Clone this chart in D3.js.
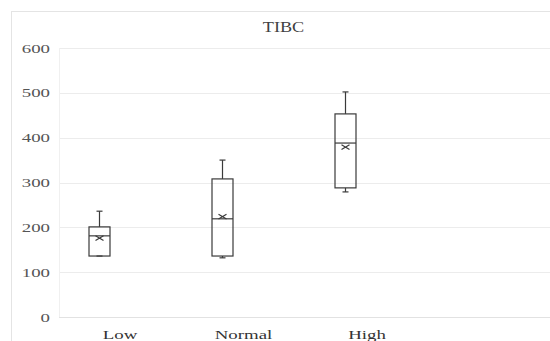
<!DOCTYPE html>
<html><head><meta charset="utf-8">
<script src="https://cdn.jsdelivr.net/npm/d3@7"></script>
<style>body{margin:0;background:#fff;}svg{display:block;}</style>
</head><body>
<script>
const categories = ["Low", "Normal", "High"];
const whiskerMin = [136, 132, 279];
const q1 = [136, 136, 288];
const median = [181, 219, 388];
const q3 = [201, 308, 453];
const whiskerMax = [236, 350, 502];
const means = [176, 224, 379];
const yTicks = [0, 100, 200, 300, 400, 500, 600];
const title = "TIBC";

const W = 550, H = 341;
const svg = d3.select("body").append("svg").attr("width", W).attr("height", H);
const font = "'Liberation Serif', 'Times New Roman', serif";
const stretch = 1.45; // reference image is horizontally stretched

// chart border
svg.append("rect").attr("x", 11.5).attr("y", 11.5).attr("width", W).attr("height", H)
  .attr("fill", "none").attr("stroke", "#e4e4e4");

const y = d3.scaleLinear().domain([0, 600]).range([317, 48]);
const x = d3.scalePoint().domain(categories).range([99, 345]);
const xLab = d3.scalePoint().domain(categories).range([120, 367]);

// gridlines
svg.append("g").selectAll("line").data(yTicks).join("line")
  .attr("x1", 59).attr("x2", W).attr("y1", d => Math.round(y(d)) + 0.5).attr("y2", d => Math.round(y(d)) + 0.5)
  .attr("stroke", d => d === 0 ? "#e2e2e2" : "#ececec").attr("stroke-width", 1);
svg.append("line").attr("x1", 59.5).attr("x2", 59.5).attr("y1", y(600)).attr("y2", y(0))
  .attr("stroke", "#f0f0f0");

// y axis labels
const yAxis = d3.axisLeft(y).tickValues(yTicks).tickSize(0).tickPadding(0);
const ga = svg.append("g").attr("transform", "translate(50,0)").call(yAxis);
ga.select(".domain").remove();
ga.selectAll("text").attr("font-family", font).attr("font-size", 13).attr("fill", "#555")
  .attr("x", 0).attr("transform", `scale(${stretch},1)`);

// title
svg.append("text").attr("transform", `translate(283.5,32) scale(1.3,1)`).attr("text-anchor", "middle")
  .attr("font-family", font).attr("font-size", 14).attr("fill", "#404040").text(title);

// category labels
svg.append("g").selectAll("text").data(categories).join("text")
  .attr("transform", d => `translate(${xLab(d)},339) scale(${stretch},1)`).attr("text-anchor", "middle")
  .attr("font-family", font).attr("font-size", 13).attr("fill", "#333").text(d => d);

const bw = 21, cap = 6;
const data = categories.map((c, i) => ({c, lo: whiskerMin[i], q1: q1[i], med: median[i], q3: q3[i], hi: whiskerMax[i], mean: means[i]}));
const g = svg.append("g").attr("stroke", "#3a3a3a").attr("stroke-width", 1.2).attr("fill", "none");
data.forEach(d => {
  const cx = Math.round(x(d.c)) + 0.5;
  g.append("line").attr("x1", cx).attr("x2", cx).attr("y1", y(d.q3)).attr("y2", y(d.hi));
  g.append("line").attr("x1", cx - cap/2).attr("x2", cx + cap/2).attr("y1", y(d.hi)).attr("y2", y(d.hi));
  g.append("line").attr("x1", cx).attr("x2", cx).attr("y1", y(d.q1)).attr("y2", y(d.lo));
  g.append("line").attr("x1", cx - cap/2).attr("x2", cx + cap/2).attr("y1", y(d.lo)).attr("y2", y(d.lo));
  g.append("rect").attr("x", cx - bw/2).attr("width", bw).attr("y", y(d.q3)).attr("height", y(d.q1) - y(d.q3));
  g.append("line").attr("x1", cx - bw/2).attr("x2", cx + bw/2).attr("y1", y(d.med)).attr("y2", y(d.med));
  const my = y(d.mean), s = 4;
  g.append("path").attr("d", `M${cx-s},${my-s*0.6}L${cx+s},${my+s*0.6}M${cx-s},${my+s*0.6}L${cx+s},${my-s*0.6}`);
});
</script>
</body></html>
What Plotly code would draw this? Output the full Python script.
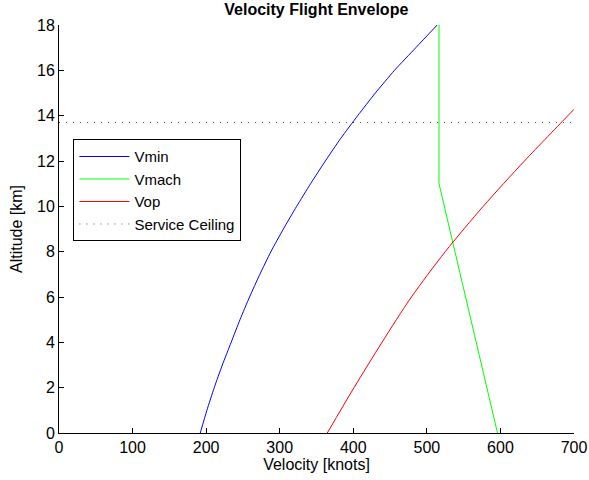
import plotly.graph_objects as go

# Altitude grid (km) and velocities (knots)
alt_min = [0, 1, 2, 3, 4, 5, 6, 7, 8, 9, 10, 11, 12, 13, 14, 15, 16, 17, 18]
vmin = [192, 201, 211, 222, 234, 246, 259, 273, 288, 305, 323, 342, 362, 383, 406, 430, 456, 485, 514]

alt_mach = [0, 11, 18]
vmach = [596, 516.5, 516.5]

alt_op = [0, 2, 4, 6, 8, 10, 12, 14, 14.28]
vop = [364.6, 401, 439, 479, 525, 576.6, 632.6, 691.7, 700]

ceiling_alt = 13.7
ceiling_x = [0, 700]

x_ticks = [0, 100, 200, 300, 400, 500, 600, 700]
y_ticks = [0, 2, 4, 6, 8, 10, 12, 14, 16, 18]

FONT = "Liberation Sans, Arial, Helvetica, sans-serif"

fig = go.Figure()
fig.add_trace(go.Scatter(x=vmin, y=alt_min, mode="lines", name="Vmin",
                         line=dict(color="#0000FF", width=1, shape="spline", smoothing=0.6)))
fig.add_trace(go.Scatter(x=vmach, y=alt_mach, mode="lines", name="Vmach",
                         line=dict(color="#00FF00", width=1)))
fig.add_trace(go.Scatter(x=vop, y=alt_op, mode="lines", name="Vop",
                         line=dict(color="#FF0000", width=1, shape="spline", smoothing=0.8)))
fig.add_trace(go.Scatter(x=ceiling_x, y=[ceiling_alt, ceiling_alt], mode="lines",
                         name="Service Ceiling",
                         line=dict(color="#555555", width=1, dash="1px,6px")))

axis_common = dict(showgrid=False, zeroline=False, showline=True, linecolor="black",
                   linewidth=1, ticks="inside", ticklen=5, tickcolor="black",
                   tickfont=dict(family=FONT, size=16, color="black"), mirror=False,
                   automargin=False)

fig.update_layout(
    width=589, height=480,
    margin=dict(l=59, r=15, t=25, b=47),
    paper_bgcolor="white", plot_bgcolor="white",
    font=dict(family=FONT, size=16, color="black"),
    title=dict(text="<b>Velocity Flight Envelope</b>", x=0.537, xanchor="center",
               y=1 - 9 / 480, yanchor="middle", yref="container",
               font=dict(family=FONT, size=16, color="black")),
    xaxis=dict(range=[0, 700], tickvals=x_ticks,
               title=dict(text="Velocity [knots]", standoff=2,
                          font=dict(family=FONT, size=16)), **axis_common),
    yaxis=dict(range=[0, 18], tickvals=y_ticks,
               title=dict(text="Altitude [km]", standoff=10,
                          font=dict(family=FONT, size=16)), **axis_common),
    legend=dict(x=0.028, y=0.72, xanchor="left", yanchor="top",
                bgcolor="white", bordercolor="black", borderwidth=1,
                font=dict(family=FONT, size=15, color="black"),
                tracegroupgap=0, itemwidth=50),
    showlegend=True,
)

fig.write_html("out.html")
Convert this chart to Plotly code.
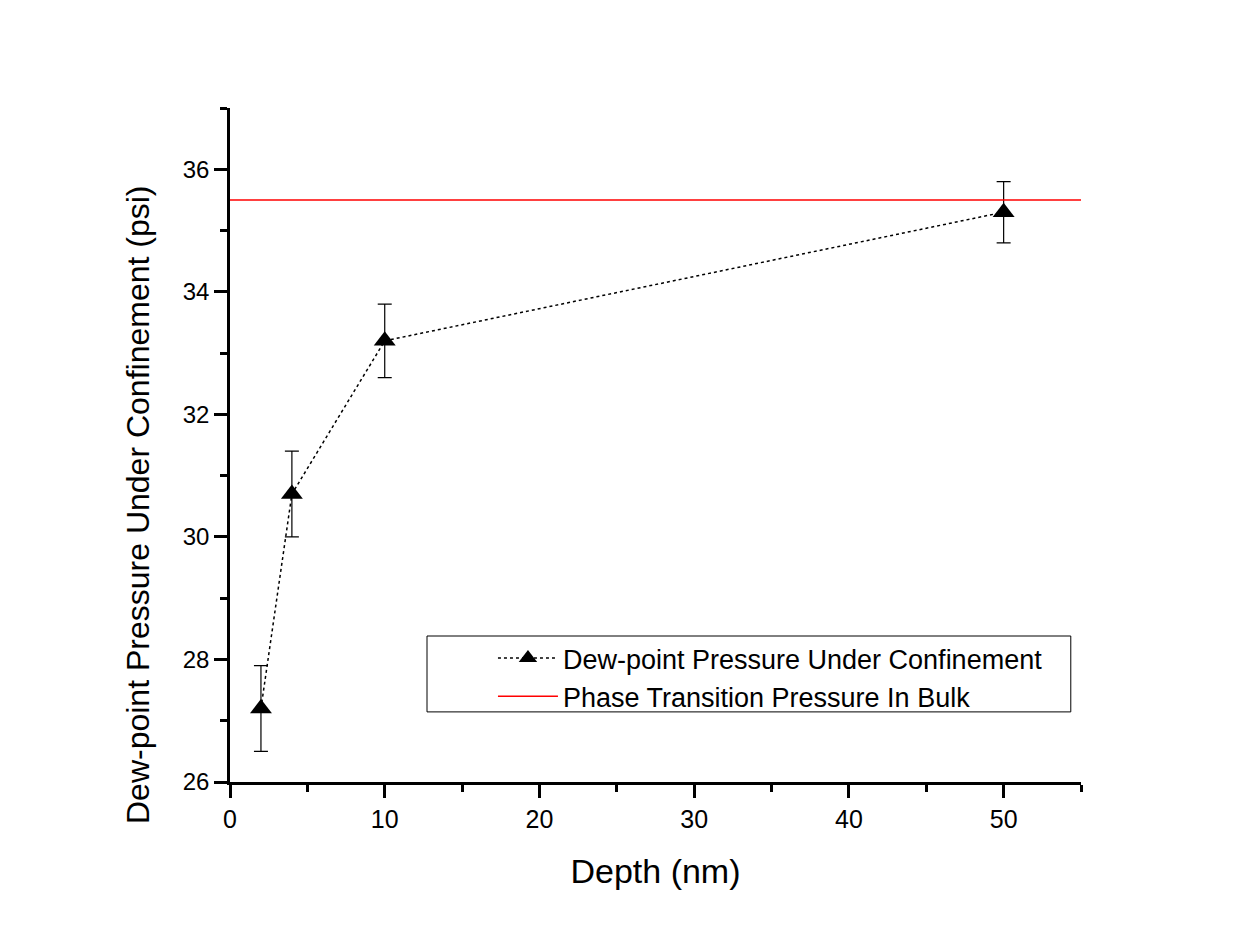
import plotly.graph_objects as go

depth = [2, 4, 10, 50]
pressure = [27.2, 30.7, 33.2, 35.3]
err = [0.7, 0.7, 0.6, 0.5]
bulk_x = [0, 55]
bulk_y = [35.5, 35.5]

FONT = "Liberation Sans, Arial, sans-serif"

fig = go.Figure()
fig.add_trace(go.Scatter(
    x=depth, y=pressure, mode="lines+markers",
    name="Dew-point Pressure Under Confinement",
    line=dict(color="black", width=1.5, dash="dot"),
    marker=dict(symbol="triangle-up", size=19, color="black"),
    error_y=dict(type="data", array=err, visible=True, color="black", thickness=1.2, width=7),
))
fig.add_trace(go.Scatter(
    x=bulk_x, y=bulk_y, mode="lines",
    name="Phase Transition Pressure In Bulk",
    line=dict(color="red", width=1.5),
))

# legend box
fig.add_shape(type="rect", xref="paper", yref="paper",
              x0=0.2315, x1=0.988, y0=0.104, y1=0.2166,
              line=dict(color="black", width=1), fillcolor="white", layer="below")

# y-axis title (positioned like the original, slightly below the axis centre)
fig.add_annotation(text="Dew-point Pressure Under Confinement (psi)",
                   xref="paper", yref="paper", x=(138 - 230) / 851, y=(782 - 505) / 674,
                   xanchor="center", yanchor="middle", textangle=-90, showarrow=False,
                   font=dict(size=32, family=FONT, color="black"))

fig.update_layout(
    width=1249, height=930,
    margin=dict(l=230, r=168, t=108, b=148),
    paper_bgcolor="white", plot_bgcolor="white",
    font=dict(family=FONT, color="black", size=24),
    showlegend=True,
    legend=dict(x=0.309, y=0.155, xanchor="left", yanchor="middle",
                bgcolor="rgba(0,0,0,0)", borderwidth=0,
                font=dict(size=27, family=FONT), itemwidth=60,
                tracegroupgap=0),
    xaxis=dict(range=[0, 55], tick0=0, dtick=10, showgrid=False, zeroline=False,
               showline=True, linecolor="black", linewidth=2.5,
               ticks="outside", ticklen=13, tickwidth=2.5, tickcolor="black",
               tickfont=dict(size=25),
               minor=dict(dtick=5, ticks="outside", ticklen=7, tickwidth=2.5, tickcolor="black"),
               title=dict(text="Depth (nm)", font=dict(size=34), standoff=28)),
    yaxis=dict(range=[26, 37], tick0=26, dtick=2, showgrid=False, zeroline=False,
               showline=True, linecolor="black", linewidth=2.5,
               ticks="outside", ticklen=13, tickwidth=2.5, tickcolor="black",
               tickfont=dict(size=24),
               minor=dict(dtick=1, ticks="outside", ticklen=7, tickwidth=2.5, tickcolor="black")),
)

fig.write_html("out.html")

*-*-*

:: Directive ::
Above are some entries. Restate word for word the lines from the one holding "What Plotly code" through the one holding "456, 485, 514]", but not the pictures.

:: Result of this exercise ::
What Plotly code would draw this? Output the full Python script.
import plotly.graph_objects as go

# Altitude grid (km) and velocities (knots)
alt_min = [0, 1, 2, 3, 4, 5, 6, 7, 8, 9, 10, 11, 12, 13, 14, 15, 16, 17, 18]
vmin = [192, 201, 211, 222, 234, 246, 259, 273, 288, 305, 323, 342, 362, 383, 406, 430, 456, 485, 514]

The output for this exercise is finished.